#### Extracted data ####
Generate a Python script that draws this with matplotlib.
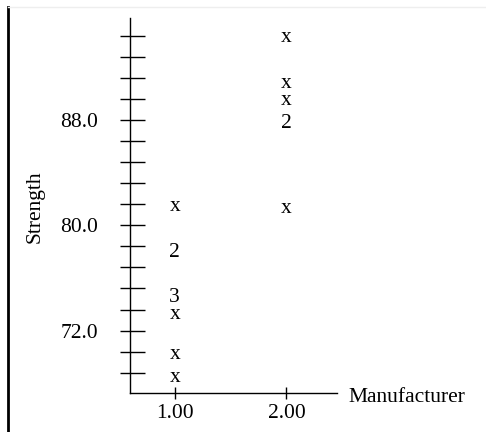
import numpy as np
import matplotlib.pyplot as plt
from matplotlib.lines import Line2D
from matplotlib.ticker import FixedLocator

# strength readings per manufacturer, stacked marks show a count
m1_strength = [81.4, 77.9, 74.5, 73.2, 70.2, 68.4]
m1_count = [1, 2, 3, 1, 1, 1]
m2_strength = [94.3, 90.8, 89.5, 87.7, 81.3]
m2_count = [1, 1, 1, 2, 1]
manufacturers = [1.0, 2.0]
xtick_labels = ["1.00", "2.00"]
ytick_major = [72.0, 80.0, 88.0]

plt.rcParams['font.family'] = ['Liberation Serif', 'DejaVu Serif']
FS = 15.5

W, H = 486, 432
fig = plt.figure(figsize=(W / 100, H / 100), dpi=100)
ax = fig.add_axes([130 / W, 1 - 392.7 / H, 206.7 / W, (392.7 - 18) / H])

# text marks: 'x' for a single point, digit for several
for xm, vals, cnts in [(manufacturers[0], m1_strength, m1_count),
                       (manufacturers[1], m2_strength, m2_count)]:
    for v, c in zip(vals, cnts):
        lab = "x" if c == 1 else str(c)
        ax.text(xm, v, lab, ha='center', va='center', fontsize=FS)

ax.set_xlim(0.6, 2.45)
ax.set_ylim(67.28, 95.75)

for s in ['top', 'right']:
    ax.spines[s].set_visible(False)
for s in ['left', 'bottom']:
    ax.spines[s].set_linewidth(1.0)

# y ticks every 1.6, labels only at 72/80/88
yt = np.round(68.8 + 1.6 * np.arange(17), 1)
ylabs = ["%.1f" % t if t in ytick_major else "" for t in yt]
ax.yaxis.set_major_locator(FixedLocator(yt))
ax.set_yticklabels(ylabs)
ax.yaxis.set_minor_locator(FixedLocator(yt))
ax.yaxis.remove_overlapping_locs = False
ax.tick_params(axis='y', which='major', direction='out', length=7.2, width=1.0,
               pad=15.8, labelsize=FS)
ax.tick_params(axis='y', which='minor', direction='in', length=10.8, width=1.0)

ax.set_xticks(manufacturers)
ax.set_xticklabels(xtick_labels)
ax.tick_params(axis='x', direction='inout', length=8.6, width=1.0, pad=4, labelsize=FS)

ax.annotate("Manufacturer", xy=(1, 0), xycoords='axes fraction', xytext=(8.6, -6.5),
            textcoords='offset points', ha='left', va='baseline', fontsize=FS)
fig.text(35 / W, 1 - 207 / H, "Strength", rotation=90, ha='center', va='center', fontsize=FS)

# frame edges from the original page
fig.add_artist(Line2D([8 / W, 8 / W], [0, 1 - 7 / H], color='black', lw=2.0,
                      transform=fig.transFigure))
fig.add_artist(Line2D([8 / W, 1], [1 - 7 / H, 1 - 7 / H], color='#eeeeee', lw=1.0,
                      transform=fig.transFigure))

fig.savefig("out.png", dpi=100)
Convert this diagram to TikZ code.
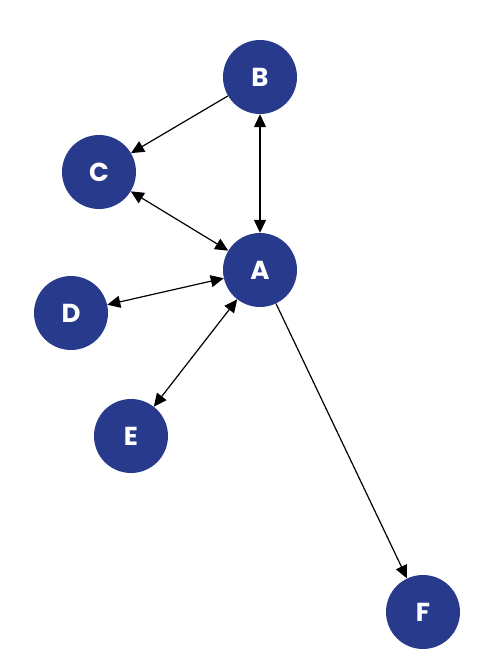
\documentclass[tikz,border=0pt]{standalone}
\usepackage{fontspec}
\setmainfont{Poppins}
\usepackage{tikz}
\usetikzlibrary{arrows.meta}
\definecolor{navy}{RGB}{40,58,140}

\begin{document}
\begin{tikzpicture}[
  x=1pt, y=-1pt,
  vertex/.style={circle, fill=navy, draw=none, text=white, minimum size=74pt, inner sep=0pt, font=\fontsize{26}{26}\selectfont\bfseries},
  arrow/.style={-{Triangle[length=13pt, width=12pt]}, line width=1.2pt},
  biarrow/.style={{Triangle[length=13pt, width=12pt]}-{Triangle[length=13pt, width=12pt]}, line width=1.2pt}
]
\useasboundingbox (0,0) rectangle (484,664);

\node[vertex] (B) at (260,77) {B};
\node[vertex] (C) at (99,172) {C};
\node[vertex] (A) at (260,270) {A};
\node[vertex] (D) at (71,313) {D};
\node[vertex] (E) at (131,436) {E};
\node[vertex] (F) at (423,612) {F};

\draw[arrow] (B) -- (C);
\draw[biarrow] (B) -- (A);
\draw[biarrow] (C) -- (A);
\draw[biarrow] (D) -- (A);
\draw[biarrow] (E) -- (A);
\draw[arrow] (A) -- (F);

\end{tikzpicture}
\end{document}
####
Please return, exactly as written, the lines from the first line of the records above through the line containing "direction='in', length=10.8, width=1.0)", both included, leaving out any pictures.

Generate a Python script that draws this with matplotlib.
import numpy as np
import matplotlib.pyplot as plt
from matplotlib.lines import Line2D
from matplotlib.ticker import FixedLocator

# strength readings per manufacturer, stacked marks show a count
m1_strength = [81.4, 77.9, 74.5, 73.2, 70.2, 68.4]
m1_count = [1, 2, 3, 1, 1, 1]
m2_strength = [94.3, 90.8, 89.5, 87.7, 81.3]
m2_count = [1, 1, 1, 2, 1]
manufacturers = [1.0, 2.0]
xtick_labels = ["1.00", "2.00"]
ytick_major = [72.0, 80.0, 88.0]

plt.rcParams['font.family'] = ['Liberation Serif', 'DejaVu Serif']
FS = 15.5

W, H = 486, 432
fig = plt.figure(figsize=(W / 100, H / 100), dpi=100)
ax = fig.add_axes([130 / W, 1 - 392.7 / H, 206.7 / W, (392.7 - 18) / H])

# text marks: 'x' for a single point, digit for several
for xm, vals, cnts in [(manufacturers[0], m1_strength, m1_count),
                       (manufacturers[1], m2_strength, m2_count)]:
    for v, c in zip(vals, cnts):
        lab = "x" if c == 1 else str(c)
        ax.text(xm, v, lab, ha='center', va='center', fontsize=FS)

ax.set_xlim(0.6, 2.45)
ax.set_ylim(67.28, 95.75)

for s in ['top', 'right']:
    ax.spines[s].set_visible(False)
for s in ['left', 'bottom']:
    ax.spines[s].set_linewidth(1.0)

# y ticks every 1.6, labels only at 72/80/88
yt = np.round(68.8 + 1.6 * np.arange(17), 1)
ylabs = ["%.1f" % t if t in ytick_major else "" for t in yt]
ax.yaxis.set_major_locator(FixedLocator(yt))
ax.set_yticklabels(ylabs)
ax.yaxis.set_minor_locator(FixedLocator(yt))
ax.yaxis.remove_overlapping_locs = False
ax.tick_params(axis='y', which='major', direction='out', length=7.2, width=1.0,
               pad=15.8, labelsize=FS)
ax.tick_params(axis='y', which='minor', direction='in', length=10.8, width=1.0)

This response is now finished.